### [EXERCISE]
Every line below should be repeated exactly.

### [RECORD LIST]
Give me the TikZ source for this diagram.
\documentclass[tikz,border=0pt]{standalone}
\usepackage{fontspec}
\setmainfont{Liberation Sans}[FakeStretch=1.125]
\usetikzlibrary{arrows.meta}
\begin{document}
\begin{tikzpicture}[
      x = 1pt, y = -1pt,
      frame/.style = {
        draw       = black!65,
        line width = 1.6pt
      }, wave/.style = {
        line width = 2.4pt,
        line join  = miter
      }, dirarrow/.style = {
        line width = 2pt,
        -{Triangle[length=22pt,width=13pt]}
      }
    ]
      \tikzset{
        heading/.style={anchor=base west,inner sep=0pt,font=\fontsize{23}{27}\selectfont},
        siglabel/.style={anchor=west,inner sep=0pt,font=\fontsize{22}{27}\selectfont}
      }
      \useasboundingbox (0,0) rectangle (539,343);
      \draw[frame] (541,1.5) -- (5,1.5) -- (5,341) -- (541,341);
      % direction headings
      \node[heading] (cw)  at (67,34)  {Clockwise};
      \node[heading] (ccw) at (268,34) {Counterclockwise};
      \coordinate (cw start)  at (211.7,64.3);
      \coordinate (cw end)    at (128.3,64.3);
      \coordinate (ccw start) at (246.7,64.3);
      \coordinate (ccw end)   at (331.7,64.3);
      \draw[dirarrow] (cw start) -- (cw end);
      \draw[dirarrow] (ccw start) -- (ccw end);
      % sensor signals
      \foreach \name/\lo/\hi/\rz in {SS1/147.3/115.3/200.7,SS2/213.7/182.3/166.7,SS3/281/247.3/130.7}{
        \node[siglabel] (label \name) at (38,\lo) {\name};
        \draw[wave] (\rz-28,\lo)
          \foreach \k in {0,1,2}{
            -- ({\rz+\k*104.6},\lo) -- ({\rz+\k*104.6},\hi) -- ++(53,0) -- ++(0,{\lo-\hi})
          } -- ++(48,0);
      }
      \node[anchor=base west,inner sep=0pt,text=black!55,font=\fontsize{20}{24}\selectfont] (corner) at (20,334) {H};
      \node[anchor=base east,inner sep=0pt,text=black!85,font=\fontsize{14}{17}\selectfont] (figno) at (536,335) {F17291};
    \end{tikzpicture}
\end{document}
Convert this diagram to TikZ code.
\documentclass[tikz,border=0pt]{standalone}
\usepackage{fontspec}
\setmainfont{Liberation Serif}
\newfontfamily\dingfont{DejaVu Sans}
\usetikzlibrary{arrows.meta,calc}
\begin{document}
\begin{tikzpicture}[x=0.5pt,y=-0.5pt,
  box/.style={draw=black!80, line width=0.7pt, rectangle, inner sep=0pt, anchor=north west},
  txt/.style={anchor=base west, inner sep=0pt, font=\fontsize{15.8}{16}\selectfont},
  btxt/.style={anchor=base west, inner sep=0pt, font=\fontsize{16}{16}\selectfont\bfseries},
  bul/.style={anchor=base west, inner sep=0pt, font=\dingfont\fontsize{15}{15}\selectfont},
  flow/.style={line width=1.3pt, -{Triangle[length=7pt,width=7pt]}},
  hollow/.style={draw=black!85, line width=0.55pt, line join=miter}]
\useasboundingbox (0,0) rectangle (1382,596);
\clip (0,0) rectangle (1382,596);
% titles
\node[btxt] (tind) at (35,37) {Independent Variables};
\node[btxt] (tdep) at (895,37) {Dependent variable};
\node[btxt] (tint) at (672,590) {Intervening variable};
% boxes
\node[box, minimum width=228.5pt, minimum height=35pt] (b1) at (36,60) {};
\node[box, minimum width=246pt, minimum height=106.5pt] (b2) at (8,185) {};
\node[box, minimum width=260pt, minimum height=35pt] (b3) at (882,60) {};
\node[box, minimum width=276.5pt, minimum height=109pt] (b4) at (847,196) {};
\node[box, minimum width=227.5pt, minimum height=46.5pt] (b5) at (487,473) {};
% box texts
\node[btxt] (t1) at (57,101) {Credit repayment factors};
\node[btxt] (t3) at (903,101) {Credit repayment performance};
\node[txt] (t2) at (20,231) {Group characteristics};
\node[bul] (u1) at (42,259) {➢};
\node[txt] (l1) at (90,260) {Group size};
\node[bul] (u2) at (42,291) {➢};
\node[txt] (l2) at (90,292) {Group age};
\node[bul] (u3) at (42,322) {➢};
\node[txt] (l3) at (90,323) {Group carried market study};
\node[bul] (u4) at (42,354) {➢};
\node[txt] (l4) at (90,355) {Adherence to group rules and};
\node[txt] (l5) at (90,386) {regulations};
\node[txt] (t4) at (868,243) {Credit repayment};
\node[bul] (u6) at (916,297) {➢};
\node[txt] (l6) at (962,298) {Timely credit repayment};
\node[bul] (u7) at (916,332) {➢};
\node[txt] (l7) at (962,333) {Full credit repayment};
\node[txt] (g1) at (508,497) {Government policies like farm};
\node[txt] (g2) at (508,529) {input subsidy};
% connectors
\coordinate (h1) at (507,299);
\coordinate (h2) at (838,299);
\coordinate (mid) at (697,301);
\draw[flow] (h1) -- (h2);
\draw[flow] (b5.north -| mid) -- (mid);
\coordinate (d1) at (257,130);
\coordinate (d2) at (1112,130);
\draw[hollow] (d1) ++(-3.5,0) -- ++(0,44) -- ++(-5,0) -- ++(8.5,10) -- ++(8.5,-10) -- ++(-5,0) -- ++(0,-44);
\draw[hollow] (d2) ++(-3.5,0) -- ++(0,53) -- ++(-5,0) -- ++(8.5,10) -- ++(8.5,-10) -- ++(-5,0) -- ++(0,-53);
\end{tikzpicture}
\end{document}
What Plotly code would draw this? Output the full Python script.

### [OUTPUT]
Give me the TikZ source for this diagram.
\documentclass[tikz,border=0pt]{standalone}
\usepackage{fontspec}
\setmainfont{Liberation Sans}[FakeStretch=1.125]
\usetikzlibrary{arrows.meta}
\begin{document}
\begin{tikzpicture}[
      x = 1pt, y = -1pt,
      frame/.style = {
        draw       = black!65,
        line width = 1.6pt
      }, wave/.style = {
        line width = 2.4pt,
        line join  = miter
      }, dirarrow/.style = {
        line width = 2pt,
        -{Triangle[length=22pt,width=13pt]}
      }
    ]
      \tikzset{
        heading/.style={anchor=base west,inner sep=0pt,font=\fontsize{23}{27}\selectfont},
        siglabel/.style={anchor=west,inner sep=0pt,font=\fontsize{22}{27}\selectfont}
      }
      \useasboundingbox (0,0) rectangle (539,343);
      \draw[frame] (541,1.5) -- (5,1.5) -- (5,341) -- (541,341);
      % direction headings
      \node[heading] (cw)  at (67,34)  {Clockwise};
      \node[heading] (ccw) at (268,34) {Counterclockwise};
      \coordinate (cw start)  at (211.7,64.3);
      \coordinate (cw end)    at (128.3,64.3);
      \coordinate (ccw start) at (246.7,64.3);
      \coordinate (ccw end)   at (331.7,64.3);
      \draw[dirarrow] (cw start) -- (cw end);
      \draw[dirarrow] (ccw start) -- (ccw end);
      % sensor signals
      \foreach \name/\lo/\hi/\rz in {SS1/147.3/115.3/200.7,SS2/213.7/182.3/166.7,SS3/281/247.3/130.7}{
        \node[siglabel] (label \name) at (38,\lo) {\name};
        \draw[wave] (\rz-28,\lo)
          \foreach \k in {0,1,2}{
            -- ({\rz+\k*104.6},\lo) -- ({\rz+\k*104.6},\hi) -- ++(53,0) -- ++(0,{\lo-\hi})
          } -- ++(48,0);
      }
      \node[anchor=base west,inner sep=0pt,text=black!55,font=\fontsize{20}{24}\selectfont] (corner) at (20,334) {H};
      \node[anchor=base east,inner sep=0pt,text=black!85,font=\fontsize{14}{17}\selectfont] (figno) at (536,335) {F17291};
    \end{tikzpicture}
\end{document}
Convert this diagram to TikZ code.
\documentclass[tikz,border=0pt]{standalone}
\usepackage{fontspec}
\setmainfont{Liberation Serif}
\newfontfamily\dingfont{DejaVu Sans}
\usetikzlibrary{arrows.meta,calc}
\begin{document}
\begin{tikzpicture}[x=0.5pt,y=-0.5pt,
  box/.style={draw=black!80, line width=0.7pt, rectangle, inner sep=0pt, anchor=north west},
  txt/.style={anchor=base west, inner sep=0pt, font=\fontsize{15.8}{16}\selectfont},
  btxt/.style={anchor=base west, inner sep=0pt, font=\fontsize{16}{16}\selectfont\bfseries},
  bul/.style={anchor=base west, inner sep=0pt, font=\dingfont\fontsize{15}{15}\selectfont},
  flow/.style={line width=1.3pt, -{Triangle[length=7pt,width=7pt]}},
  hollow/.style={draw=black!85, line width=0.55pt, line join=miter}]
\useasboundingbox (0,0) rectangle (1382,596);
\clip (0,0) rectangle (1382,596);
% titles
\node[btxt] (tind) at (35,37) {Independent Variables};
\node[btxt] (tdep) at (895,37) {Dependent variable};
\node[btxt] (tint) at (672,590) {Intervening variable};
% boxes
\node[box, minimum width=228.5pt, minimum height=35pt] (b1) at (36,60) {};
\node[box, minimum width=246pt, minimum height=106.5pt] (b2) at (8,185) {};
\node[box, minimum width=260pt, minimum height=35pt] (b3) at (882,60) {};
\node[box, minimum width=276.5pt, minimum height=109pt] (b4) at (847,196) {};
\node[box, minimum width=227.5pt, minimum height=46.5pt] (b5) at (487,473) {};
% box texts
\node[btxt] (t1) at (57,101) {Credit repayment factors};
\node[btxt] (t3) at (903,101) {Credit repayment performance};
\node[txt] (t2) at (20,231) {Group characteristics};
\node[bul] (u1) at (42,259) {➢};
\node[txt] (l1) at (90,260) {Group size};
\node[bul] (u2) at (42,291) {➢};
\node[txt] (l2) at (90,292) {Group age};
\node[bul] (u3) at (42,322) {➢};
\node[txt] (l3) at (90,323) {Group carried market study};
\node[bul] (u4) at (42,354) {➢};
\node[txt] (l4) at (90,355) {Adherence to group rules and};
\node[txt] (l5) at (90,386) {regulations};
\node[txt] (t4) at (868,243) {Credit repayment};
\node[bul] (u6) at (916,297) {➢};
\node[txt] (l6) at (962,298) {Timely credit repayment};
\node[bul] (u7) at (916,332) {➢};
\node[txt] (l7) at (962,333) {Full credit repayment};
\node[txt] (g1) at (508,497) {Government policies like farm};
\node[txt] (g2) at (508,529) {input subsidy};
% connectors
\coordinate (h1) at (507,299);
\coordinate (h2) at (838,299);
\coordinate (mid) at (697,301);
\draw[flow] (h1) -- (h2);
\draw[flow] (b5.north -| mid) -- (mid);
\coordinate (d1) at (257,130);
\coordinate (d2) at (1112,130);
\draw[hollow] (d1) ++(-3.5,0) -- ++(0,44) -- ++(-5,0) -- ++(8.5,10) -- ++(8.5,-10) -- ++(-5,0) -- ++(0,-44);
\draw[hollow] (d2) ++(-3.5,0) -- ++(0,53) -- ++(-5,0) -- ++(8.5,10) -- ++(8.5,-10) -- ++(-5,0) -- ++(0,-53);
\end{tikzpicture}
\end{document}
What Plotly code would draw this? Output the full Python script.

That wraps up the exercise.